オランダの作家トンケ・ドラフトによる、地下世界と地上を行ったり来たりする少年たちの、友情と魔法の物語。
10歳の少年ヨーストは両親がいなくて祖母と暮らしています。以前は楽しかった学校も、最近ではクラスメイトにからかわれ、いじめられています。 ヨーストのおばあちゃんは魔女と噂されていますが、たしかにちょっと奇妙なことを言うことがあるのです。ある夜、ヨーストの家に誰か来たような気配がしましたが、おばあちゃんは外をのぞきに行った後、誰も来ていないと言い、すぐに(その後の物語の中でヨーストの身を守ることになる)銀色がかった灰色の毛糸のセーターを編みだします。 一方、翌日学校でヨーストは、「どこから来たの? マホッフ、マホッフ、 マホッヘルチェ」という古い遊び歌で遊んでいる子どもたちの輪に参加したとき、突然地面から泥や砂にまみれた男があらわれ「地面の下からやってきた マホッヘルチェ!」と恐ろしげにはっきり言うのを見ます。恐怖で固まる子どもたちの中、ひとり勇気を出して「ぼくに何をもってきてくれた?」と歌にこたえたヨーストは、歌い交わした約束通り、きらめく青い月の石を手に入れるために、男の足あとを追うことになります。 実はこの男は地下世界の王、マホッヘルチェ! 人間を憎む冷たい地下の王と、約束を交わしてしまったヨーストは、困難を切り抜けられるのでしょうか。

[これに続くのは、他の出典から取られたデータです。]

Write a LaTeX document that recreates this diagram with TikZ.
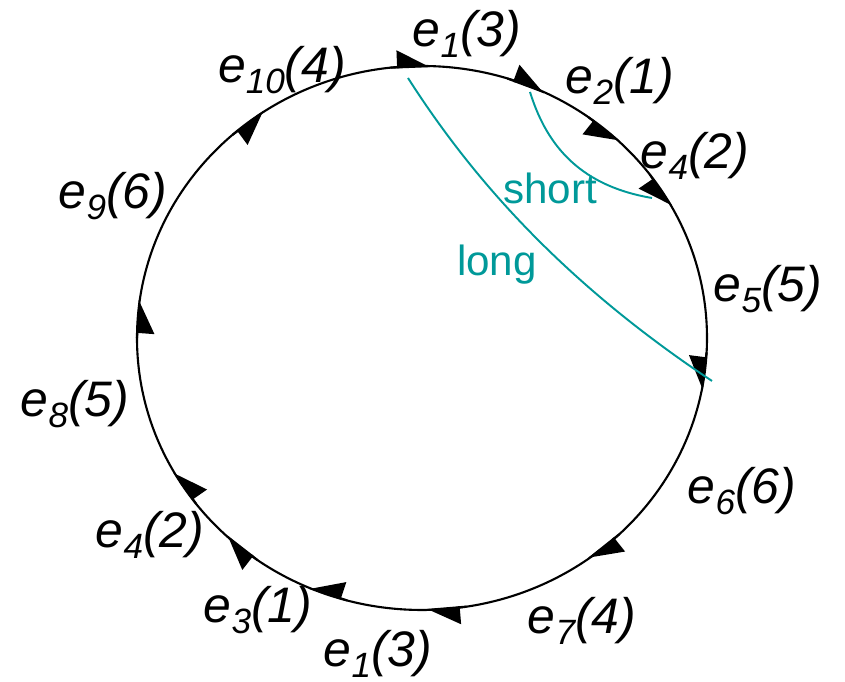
\documentclass[tikz,border=0pt]{standalone}
\usepackage{fontspec}
\setmainfont{Liberation Sans}
\usepackage{tikz}
\usetikzlibrary{arrows.meta}
\definecolor{pathteal}{RGB}{0,153,153}
\newcommand{\elab}[2]{\textit{e\raisebox{-0.4ex}{\fontsize{10}{10}\selectfont #1}(#2)}}

\begin{document}
\begin{tikzpicture}[every node/.style={inner sep=0pt},
    lbl/.style={font=\fontsize{14.2}{16}\selectfont},
    tlbl/.style={font=\fontsize{12}{14}\selectfont, text=pathteal},
    outa/.style={line width=0.6pt, -{Triangle[harpoon,length=8.8pt,width=9.6pt]}},
    ina/.style={line width=0.6pt, -{Triangle[harpoon,swap,length=8.8pt,width=9.6pt]}},
    route/.style={pathteal, line width=0.55pt}]
        \useasboundingbox (0,0) rectangle (8.45,6.82);
        \draw[line width=0.6pt] (4.22,3.44) ellipse [x radius=2.85, y radius=2.72];
        \begin{scope}[shift={(4.22,3.44)}]
            \draw[outa] (96.4:2.85 and 2.72) -- (88.4:2.85 and 2.72);
            \draw[outa] (72.6:2.85 and 2.72) -- (64.6:2.85 and 2.72);
            \draw[ina] (54.3:2.85 and 2.72) -- (46.3:2.85 and 2.72);
            \draw[ina] (37:2.85 and 2.72) -- (29:2.85 and 2.72);
            \draw[ina] (-3:2.85 and 2.72) -- (-11:2.85 and 2.72);
            \draw[outa] (-46.2:2.85 and 2.72) -- (-54.2:2.85 and 2.72);
            \draw[outa] (-81:2.85 and 2.72) -- (-89:2.85 and 2.72);
            \draw[ina] (-105.2:2.85 and 2.72) -- (-113.2:2.85 and 2.72);
            \draw[outa] (-125.2:2.85 and 2.72) -- (-133.2:2.85 and 2.72);
            \draw[ina] (-142.4:2.85 and 2.72) -- (-150.4:2.85 and 2.72);
            \draw[ina] (180:2.85 and 2.72) -- (172:2.85 and 2.72);
            \draw[ina] (131.7:2.85 and 2.72) -- (123.7:2.85 and 2.72);
        \end{scope}
        \node[lbl] (e1top) at (4.67,6.48) {\elab{1}{3}};
        \node[lbl] (e2) at (6.20,6.01) {\elab{2}{1}};
        \node[lbl] (e4right) at (6.95,5.26) {\elab{4}{2}};
        \node[lbl] (e5) at (7.68,3.93) {\elab{5}{5}};
        \node[lbl] (e6) at (7.42,1.91) {\elab{6}{6}};
        \node[lbl] (e7) at (5.82,0.61) {\elab{7}{4}};
        \node[lbl] (e1bot) at (3.78,0.28) {\elab{1}{3}};
        \node[lbl] (e3) at (2.58,0.72) {\elab{3}{1}};
        \node[lbl] (e4left) at (1.50,1.47) {\elab{4}{2}};
        \node[lbl] (e8) at (0.75,2.78) {\elab{8}{5}};
        \node[lbl] (e9) at (1.13,4.86) {\elab{9}{6}};
        \node[lbl] (e10) at (2.82,6.12) {\elab{10}{4}};
        \coordinate (longstart) at (4.08,6.04);
        \coordinate (longend) at (7.12,3.01);
        \coordinate (shortstart) at (5.30,5.90);
        \coordinate (shortend) at (6.52,4.84);
        \draw[route] (longstart) .. controls (4.70,5.07) and (5.60,4.02) .. (longend);
        \draw[route] (shortstart) .. controls (5.45,5.42) and (5.75,4.97) .. (shortend);
        \node[tlbl] (short) at (5.50,4.94) {short};
        \node[tlbl] (long) at (4.97,4.17) {long};
    \end{tikzpicture}
\end{document}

物語のはじまりではヨーストをいじめていたヤンですが、ヨーストに引き寄せられるように、一緒に足あとを追う旅に出ます。そこへ、同じく地下の王との約束のために自由を奪われたイアン王子が馬でやってきて、ヨーストたちと出会います……。 池の中に飛び込んで地下世界にやってきたイアン王子とヨースト。一方、いい魔法使いオルムの助けを得ながら、ヤンは、池のほとりで王子の馬とともに待っています。地下の王の末娘、ヒヤシンタ姫の手助けをこっそり受けながら、地下の王に立ち向かう、それぞれの少年たちの行方はどうなるのか……。マホッヘルチェとは何ものなのか。青い月の石はどんな力があるのか? 不思議なことが何もわからないままに、地下の冒険はすすんでいきますが……。
トンケ・ドラフトは代表作『王への手紙』が、オランダの児童書における過去50年で一番の子どもの本に選ばれた(2004年秋)国民的作家です。2014年には同作品がついにイギリスで英訳出版され、大評判になります。 オランダ屈指のストーリーテラーとしての魅力は本書においてもいかんなく発揮され、読者はなぞめいた空気のままにいつのまにか物語の中にひきずりこまれて右往左往するような感覚を味わえます。 もともと小学校向けの読書教材として1968年から80年にかけて発表されたシリーズ「青い月」という全八話、長い物語の一部からうまれたのがこのおはなし。正確には、六・七・八話が一緒になって『青い月の石』になったそうです。
戦前にオランダの植民地だったインドネシアで生まれ、戦中は日本軍の収容所で少女時代の一時期を過ごしたトンケ・ドラフト。空想する楽しみはそこで知ったそうですが、騎士や盾持ちといった人物がヨーロッパ風でありながらも、どことなくいろんな国の民話がまざったようなエキゾチックな雰囲気が感じられます。 後半は、美しいヒヤシンタ姫とイアン王子のお伽話のような愛の物語と、ヨーストにはじめから唯一やさしかった近所の女の子フリーチェ、ヨーストとヤンの3人の互いに信頼し合う友情の物語がからみあいながら進み、すべての解決のカギとなっていきます。
(大和田佳世 絵本ナビライター)
ヨーストはある暗い夜,家の外にあやしい黒い影を目にする.そして次の日,校庭の地面の下からぶきみな男が現れた.その名は地下世界の王,マホッヘルチェ! ヨーストは足あとを追っていくが…….それは月が青くなったときに始まった,少年と仲間のとくべつな冒険の物語.現実とおとぎ話が入り交じる,人気作家のファンタジー.